NTB – Menarik untuk diperhatikan saat pendaftaran atau kampanye calon kepala daerah, baik untuk pemilihan bupati, walikota, gubernur, atau wakil gubernur, adalah kehadiran massa yang mengelilingi para kandidat dengan berbagai atribut. Hal ini bisa menunjukkan bahwa kandidat memiliki dukungan massa yang kuat atau mungkin massa tersebut dikerahkan.
Pengalaman dari pemilihan legislatif menunjukkan bahwa banyak calon anggota legislatif gagal karena kekurangan logistik. Pertanyaannya, apakah situasi serupa juga akan terjadi pada pemilihan kepala daerah?
Kita tidak ingin berburuk sangka, tetapi kenyataan hidup mengajarkan kita untuk realistis. Ketika pemimpin menjanjikan sesuatu yang tidak terpenuhi, hal ini akan mengakumulasi kekecewaan di masyarakat, yang akhirnya memunculkan politik transaksional.
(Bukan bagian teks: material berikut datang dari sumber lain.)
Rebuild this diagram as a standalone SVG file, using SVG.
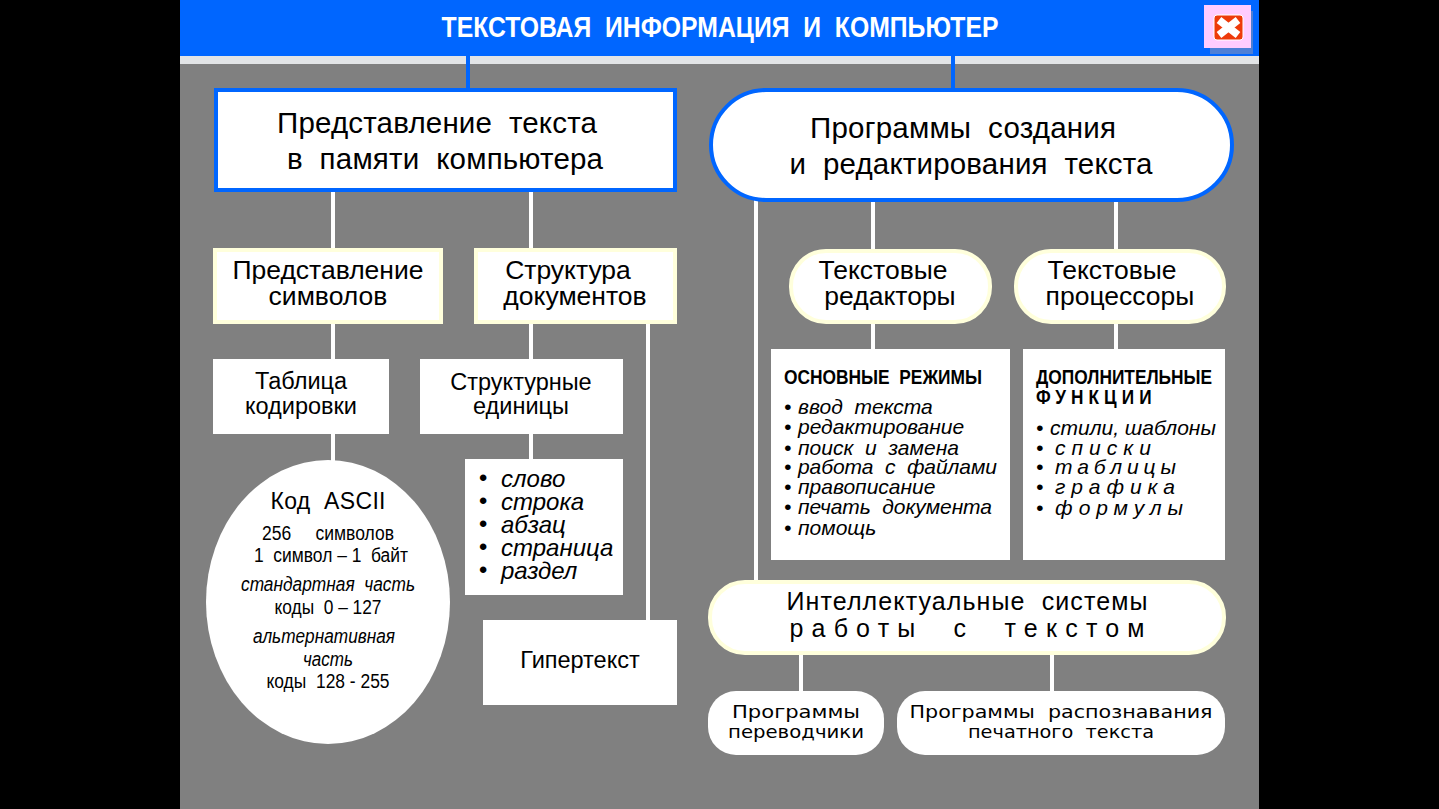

Politik transaksional ini sering kali muncul sebagai bentuk ketidakpercayaan sebagian masyarakat terhadap pemimpin, sebuah ironi yang sering terdengar di warung kopi.
Media massa juga sering melaporkan dugaan kasus politik uang, yang seharusnya mendorong calon pemimpin untuk memperbaiki diri dan memberi teladan positif kepada masyarakat. Masyarakat memiliki referensi tentang tokoh-tokoh panutan dari sejarah dan mendambakan kehidupan yang stabil dan damai seperti yang diceritakan oleh orang tua mereka. Mereka menginginkan prinsip “Bhinneka Tunggal Ika” diterapkan dalam kehidupan sehari-hari dengan saling menghargai perbedaan.
Harapan ini terus berkembang, baik dalam imajinasi maupun kenyataan. Oleh karena itu, pertanyaannya adalah: dapatkah para calon pemimpin mewujudkan impian masyarakat? “Kita tunggu bukti, bukan janji.”